# My New 2007 CG Caliber 1510 CC



## Dustin (Jan 17, 2007)

Hey Gang! I call this my CG Calbier 1510 because my dad always told me to never take a knife to a gun fight! 

This is the new 2007 CG MV-CC

Length: 15'10"
Beam: 52"
HP: 25 Merc 2stroke
Polling Platform by CG
Push Pole Holders
Center Console hold Battery and Front Seat is 18gallon Live Well
6 gallon fuel cell forward (this is a temp situation) CG is working on a permanent forward Fuel Cell with through deck fill.
Tons of Storage forward, aft and under CC
Tilt Steering
New Nose
Wider Beam
Taller Transom
More Gunnel
False Floor

Ok, so here she is..........................

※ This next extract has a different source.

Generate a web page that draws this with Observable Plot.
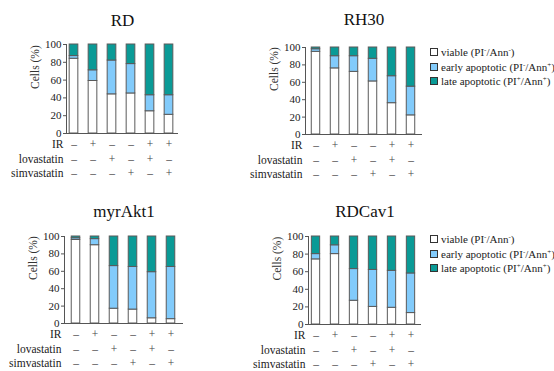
<!DOCTYPE html>
<html>
<head>
<meta charset="utf-8">
<script src="https://cdn.jsdelivr.net/npm/d3@7"></script>
<script src="https://cdn.jsdelivr.net/npm/@observablehq/plot@0.6"></script>
<style>
  html, body { margin: 0; padding: 0; background: #fff; overflow: hidden; }
  #fig { position: relative; width: 554px; height: 371px; overflow: hidden; font-family: "Liberation Serif", "Times New Roman", serif; }
  .panel { position: absolute; }
  .panel svg { overflow: visible; }
  .legend { position: absolute; font-size: 11px; color: #222; white-space: nowrap; }
  .legend .row { height: 14.5px; line-height: 14.5px; }
  .legend .sw { display: inline-block; width: 6px; height: 6px; border: 1px solid #333; margin-right: 3px; vertical-align: 0px; }
  .legend sup { font-size: 7px; vertical-align: 4px; line-height: 0; }
</style>
</head>
<body>
<div id="fig"></div>
<script>
// ---- data ----
const conditions = ["c1", "c2", "c3", "c4", "c5", "c6"];
const treatments = ["IR", "lovastatin", "simvastatin"];
const IR          = ["–", "+", "–", "–", "+", "+"];
const lovastatin  = ["–", "–", "+", "–", "+", "–"];
const simvastatin = ["–", "–", "–", "+", "–", "+"];
const seriesNames = ["viable", "early apoptotic", "late apoptotic"];
const seriesLabels = ["viable (PI<sup>-</sup>/Ann<sup>-</sup>)", "early apoptotic (PI<sup>-</sup>/Ann<sup>+</sup>)", "late apoptotic (PI<sup>+</sup>/Ann<sup>+</sup>)"];
const panelTitles = ["RD", "RH30", "myrAkt1", "RDCav1"];
const yTicks = [0, 20, 40, 60, 80, 100];
const yLabel = "Cells (%)";

const RD_viable = [84, 59, 44, 45, 25, 21];
const RD_early  = [3, 12, 38, 33, 18, 22];
const RD_late   = [13, 29, 18, 22, 57, 57];

const RH30_viable = [95, 76, 72, 61, 36, 22];
const RH30_early  = [3, 14, 18, 26, 31, 33];
const RH30_late   = [2, 10, 10, 13, 33, 45];

const myrAkt1_viable = [96, 90, 17, 16, 6, 5];
const myrAkt1_early  = [2, 7, 49, 49, 53, 60];
const myrAkt1_late   = [2, 3, 34, 35, 41, 35];

const RDCav1_viable = [74, 80, 27, 20, 19, 13];
const RDCav1_early  = [6, 10, 36, 42, 42, 45];
const RDCav1_late   = [20, 10, 37, 38, 39, 42];

// ---- styles ----
const colors = ["#ffffff", "#82cbfb", "#0a9a96"];

// ---- layout (positions/sizes) ----
const layouts = [
  {left: 0,   top: 0,   width: 277, height: 185, ml: 66, mr: 99,  mt: 44, mb: 52, xr: [63.3, 179.3], titleY: 20, legend: false},
  {left: 240, top: 0,   width: 314, height: 185, ml: 65, mr: 132, mt: 47, mb: 51, xr: [64.5, 181.7], titleY: 19, legend: {x: 430, y: 45}},
  {left: 0,   top: 185, width: 277, height: 186, ml: 64, mr: 94,  mt: 51, mb: 48, xr: [65.0, 181.8], titleY: 26.5, legend: false},
  {left: 240, top: 185, width: 314, height: 186, ml: 68, mr: 133, mt: 51, mb: 47, xr: [63.5, 181.6], titleY: 26.5, legend: {x: 430, y: 232}}
];

const panelData = [
  [RD_viable, RD_early, RD_late],
  [RH30_viable, RH30_early, RH30_late],
  [myrAkt1_viable, myrAkt1_early, myrAkt1_late],
  [RDCav1_viable, RDCav1_early, RDCav1_late]
];
const flags = [IR, lovastatin, simvastatin];

const fig = document.getElementById("fig");

panelData.forEach((series, p) => {
  const L = layouts[p];
  const rows = [];
  conditions.forEach((c, i) => {
    series.forEach((vals, s) => rows.push({cond: c, series: seriesNames[s], value: vals[i]}));
  });
  const step = (L.xr[1] - L.xr[0]) / conditions.length;
  const inset = (step - 9) / 2;
  const rowDy = [11, 26, 40];

  const marks = [
    Plot.barY(rows, {x: "cond", y: "value", fill: "series", stroke: "#5a5a5a", strokeWidth: 1, insetLeft: inset, insetRight: inset}),
    Plot.ruleY([0], {stroke: "#555"}),
    Plot.frame({anchor: "left", stroke: "#555"}),
    Plot.axisY({ticks: yTicks, tickSize: 3, tickPadding: 2, fontSize: 11, label: null, stroke: "#555", color: "#222"}),
    Plot.text([yLabel], {frameAnchor: "left", dx: -31, rotate: -90, fontSize: 11.5, fill: "#333"}),
    Plot.text([panelTitles[p]], {frameAnchor: "top", lineAnchor: "middle", dy: L.titleY - L.mt, fontSize: 17, fill: "#111"})
  ];
  flags.forEach((f, r) => {
    marks.push(Plot.text(conditions, {x: d => d, text: (d, i) => f[i], frameAnchor: "bottom", lineAnchor: "middle", dy: rowDy[r], fontSize: 11.5, fill: "#444"}));
    marks.push(Plot.text([treatments[r]], {frameAnchor: "bottom-left", lineAnchor: "middle", dx: -3, dy: rowDy[r], textAnchor: "end", fontSize: 11.5, fill: "#222"}));
  });

  const chart = Plot.plot({
    width: L.width,
    height: L.height,
    marginLeft: L.ml,
    marginRight: L.mr,
    marginTop: L.mt,
    marginBottom: L.mb,
    style: {fontFamily: "'Liberation Serif', 'Times New Roman', serif", background: "transparent", overflow: "visible"},
    x: {type: "band", domain: conditions, range: L.xr, padding: 0, axis: null},
    y: {domain: [0, 100], axis: null},
    color: {domain: seriesNames, range: colors},
    marks
  });
  const wrap = document.createElement("div");
  wrap.className = "panel";
  wrap.style.left = L.left + "px";
  wrap.style.top = L.top + "px";
  wrap.appendChild(chart);
  fig.appendChild(wrap);

  if (L.legend) {
    const lg = document.createElement("div");
    lg.className = "legend";
    lg.style.left = L.legend.x + "px";
    lg.style.top = L.legend.y + "px";
    seriesNames.forEach((s, i) => {
      const row = document.createElement("div");
      row.className = "row";
      row.innerHTML = `<span class="sw" style="background:${colors[i]}"></span>${seriesLabels[i]}`;
      lg.appendChild(row);
    });
    fig.appendChild(lg);
  }
});
</script>
</body>
</html>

Did I say how much I LOVE this boat!


----------



## Guest (Mar 21, 2007)

AWESOME BOAT!!!!! where is the rooster tail??? ;D ;D 

how fast did u go with new prop?


----------



## orlgheenoer (Dec 10, 2006)

HOLY MOLY that thing is sweet!!


----------



## tom_in_orl (Dec 9, 2006)

I told my wife if she puts in an order today she can buy me one for Christmas ;D 

I think I might have to settle for a ride on Dustin's.


----------



## rcmay (Dec 12, 2006)

Dustin,
When are we going fishing? That pretty thing has got to attract the fish! I'd have to say that is the best looking gheenoe I have ever seen, and if I ordered one today, it would only be slightly different that yours!


----------



## pannick (Jun 8, 2007)

Mind if I ask what a rig like that goes for? I am looking but tight budget.

Thanks much


----------



## litlblusrn4bigred (Jan 8, 2007)

i think im in love!!!! :-* with the awesome boat that is. I too would like to know how much you paid for that baby if you will share! Very nice!


----------



## Festus (Dec 15, 2006)

Very nice boat! Congrats!


----------



## JoeWelbourn (Dec 11, 2006)

Saaaaaa------Sweet!

Joe


----------



## NoSeeUm (Jun 25, 2007)

_Nice Ride!!! _ Looks like ya got all you need and nothin ya don't. that will definitely work in a gunfight. I'm sure others are wondering the same question I am: about how hard does a rig like that hurt your wallet?


----------